I shoot him a confused look.

“Well, this morning, I get a call from the school, saying Robbie had lost his balance and fell backwards, on concrete, hurting his head. It was bleeding. So I rush over to the school, make sure everything is all right. Then, A couple hours later, I get a call – during a lunch meeting – saying he had bumped into a pole. He wasn’t watching were he was going. So, when I pick him up this afternoon, I say ‘don’t touch anything.” His teacher says, to me, she says,

‘Robbie said, he didn’t have the luck of the Irish with him. No Irish eyes smiled on him today.”

Also, someone brought his puppy. I forgot what kind it was, but it was all white, had ears that stood up like a German Shepard’s and was very adorable. Of course, I played with him. Walked around, showing him to all the parents, and players. The girls cooed.
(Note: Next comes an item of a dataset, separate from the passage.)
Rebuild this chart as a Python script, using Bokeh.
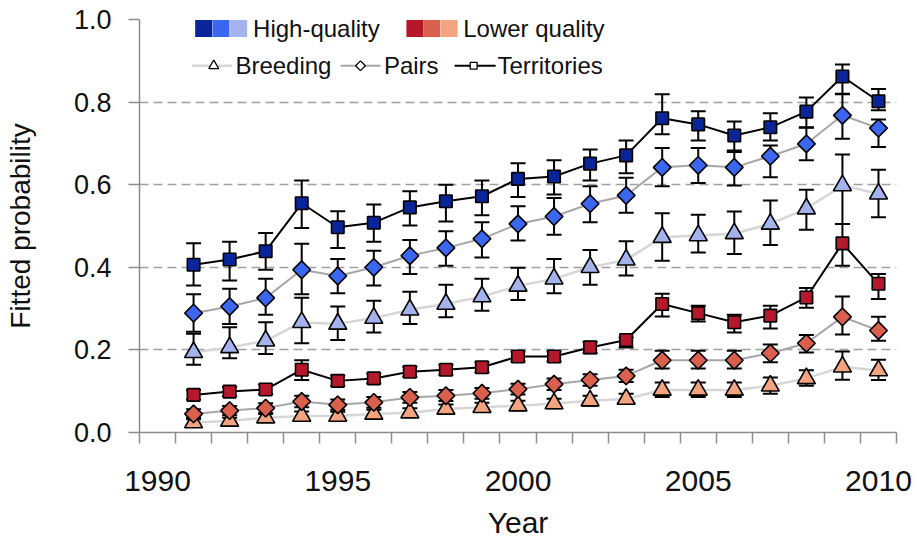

The father of the puppy owner speaks with an accent and I thought he said the dog’s name was Gecko. But it turns ourt, his name is Rocko.

Later, while we are waiting for Autumn to pick us up, Laney is chatting with Steve. I am in the office, wrapping up some last minute stuff. I should be cleaning, but I do everything under the sun to avoid the C word especially when it is followed by the letters L, E, A, N. So, I hear them, laughing and being a tab bit too loud. But by now, all the players have left so it doesn’t really matter.

“Robin,’ Steve calls out. “Your daughter just called me old.” He’s using his tattletale tone. Laney is fifteen and Steve is nineteen. I’m surprised she thinks he’s old. I walk out of my office door.

“She asked me, ‘Did they even HAVE cell phones when you were in high school?’


I’m laughing now. “How old do you think he is?”

“Well, now,” she stammers, between laughs.

I interrupt her. ‘No, how old did you think he was?”

“I don’t know, about twenty-five.” I giggle. Wishing I was twenty-five again.

I walk back into my office only to return to the counter again. “Well?” I ask Steve, “Did you?”

He laughs.

“You probably had those huge cell phones.” I show with my hands a make-believe cell phone about the size of a computer monitor.

“Yeah. It was big. One of those Saved By the Bell cell phones.”

I remember my first cell phone. It was big and heavy.

As I’m walking back to my computer I hear Steve say, to Laney, “I thought I would never be called OLD until I was like, thirty."

"Wait until you ARE thirty." I mutter to myself.